November is a great month to get together with some friends and spend time pursuing the piscatorial delights of fishing.

With water temps are on the rise, it’s time to dust off the surface lures, put on some new trebles and get casting for bream.

Cicada action up river will be building and the first cicadas of the season will be little black beauty cicadas, so a small black lure is the best place to start.

Tree lined banks and weed beds up river from Dennis Bridge will be good spots. The action should start near the gum trees on the southern bank when heading up river.

When casting to the bank make sure the lure is as close to the bank as possible. Leave the lure to settle, then twitch and wait.

On the weed beds long casts are the key. Twitch the lure a little longer to attract fish in the area, then pause and wait for the strike.

Pencil lures, poppers and fizzers will also be worth a try on the weed beds.

When fishing the weed beds be prepared for some whiting to show up and take a liking to your lure, as these tasty critters will soon be firing in our estuarine systems.

For bait fishers, whitebait will account for a lot of bream and flathead this month.

Fish the whitebait on ganged hooks and start with no sinker on the flats. Then over the weed beds add the smallest sinker that you can manage.

When chasing bream it doesn’t have to reach the bottom; drifting mid-water is ideal for bigger fish.

However when chasing flathead aim to put the bait on the bottom and the bites will come.

Garfish will also be a viable option in the early hours and late evenings. A little berley will get them schooled and then bait up with either bread or small pieces of peeled prawns.

The entrance to Limeburners Creek will be a hot spot, but traffic could be a problem, so get out early and hook in.

Anglers choosing to walk the stones or try the beaches can make good catches with month, with bream, mulloway, flathead and whiting all viable options.

If you’re looking for some mixed bags then head south to Grants Head and Dunbogan Beach.
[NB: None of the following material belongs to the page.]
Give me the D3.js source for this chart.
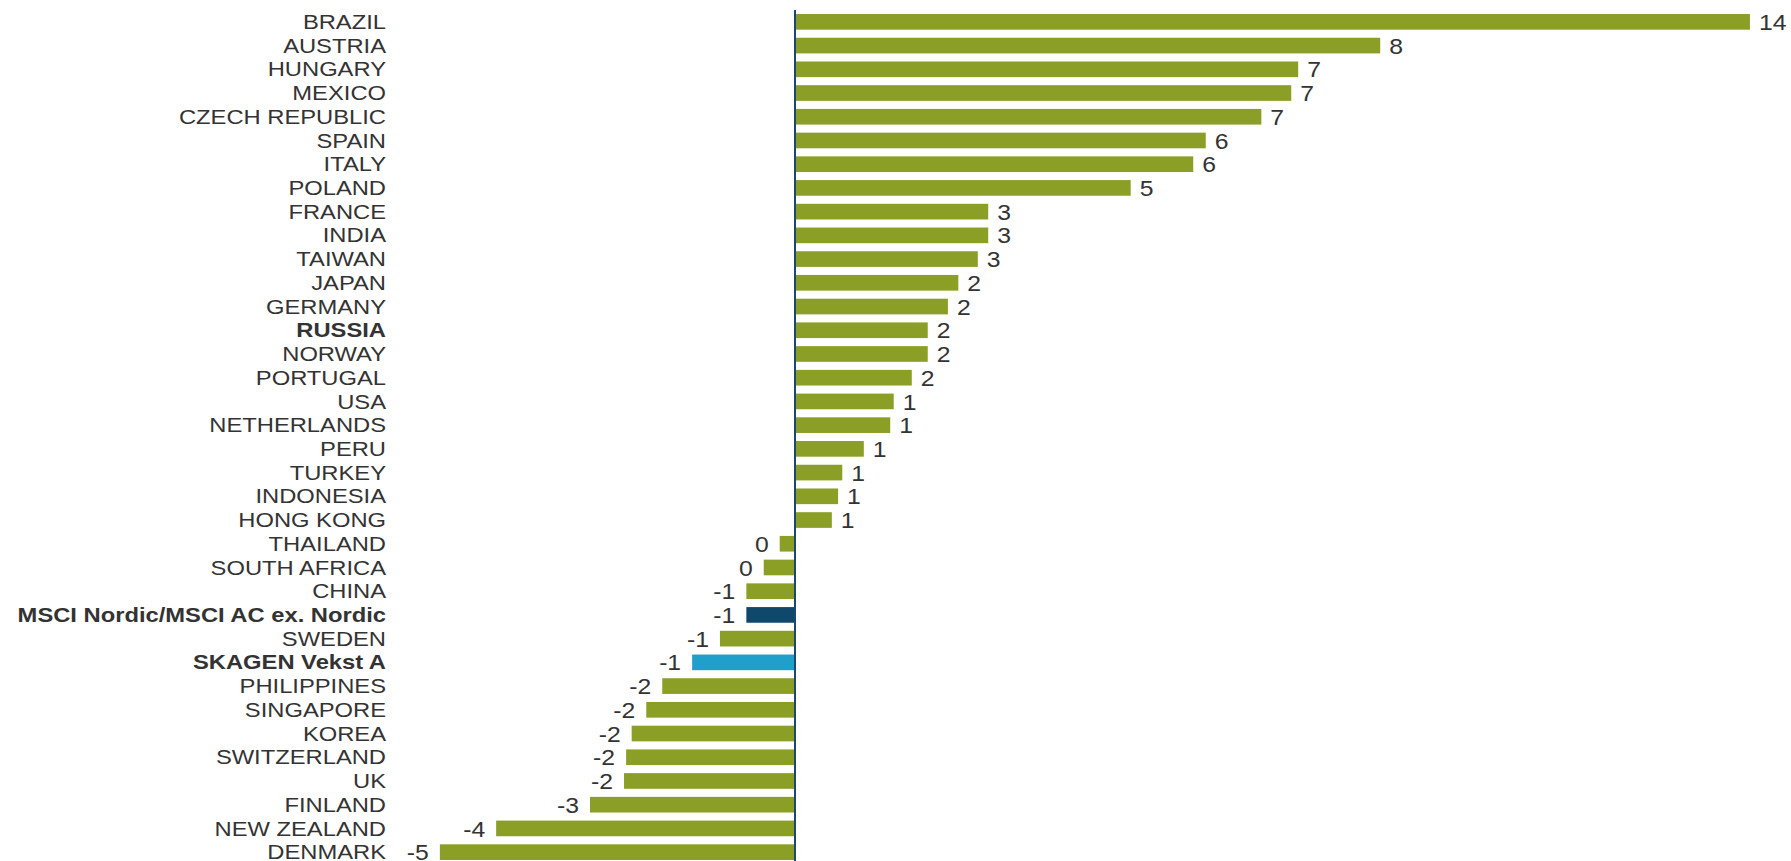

However if you want to be species specific then choose your spots, prepare your baits and put in the effort.

Mulloway are a reasonable target off the beaches, and fresh worms are the prime baits.

North Beach will be the pick of the spots, just find a suitable gutter with a deep entrance and some good water flow and you’ll catch fish.

The time of day shouldn’t be too important, however half-light and overcast conditions will genereally be more favourable.

Tailor numbers can be very fickle at this time of year, but these fish are still worth a spin.

The rocks around Tacking Point Lighthouse and Point Perpendicular are good spots to spend some pre dawn and early evening sessions.

Metal lures will work if the fish are active, or well presented pilchards are a good back up option.

Remember to vary the speed of your retrieves until you find the one that switches them on.

Finding the right depth could also prove more successful this month; depending on the baitfish in the water, they could be on the surface or down deep. Mix it up to get the best results.

Those heading offshore will be inclined to start thinking about the pelagic species, with mahi mahi, kingfish, tuna and the odd marlin on the cards.

Heading north to the bait grounds to collect slimies is vital to ensure you have the best baits. But those wanting to stay closer can still focus their attention on bottom bouncing and come up with some viable catches.

Flathead will be ready to chew straight out from the bar.

Those chasing some snapper can use either bait or plastics with the best starting point off Shelly Beach in around 15-20m of water.

For those fishing further south, then Tacking Point and Peterson Reef will be the best options.

Over the past couple of months good fish have been caught in close off the golf course, but this month these fish should be pushing wider as the inshore water temps rise.

So take a mate fishing this month and enjoy the weather and the wonderful fishing on offer. Why not take a non-fishing pal for an outing and get a mate hooked? You teach a man to fish and he learns to live forever, because fishing has to be the most relaxing and rewarding pastime on the planet.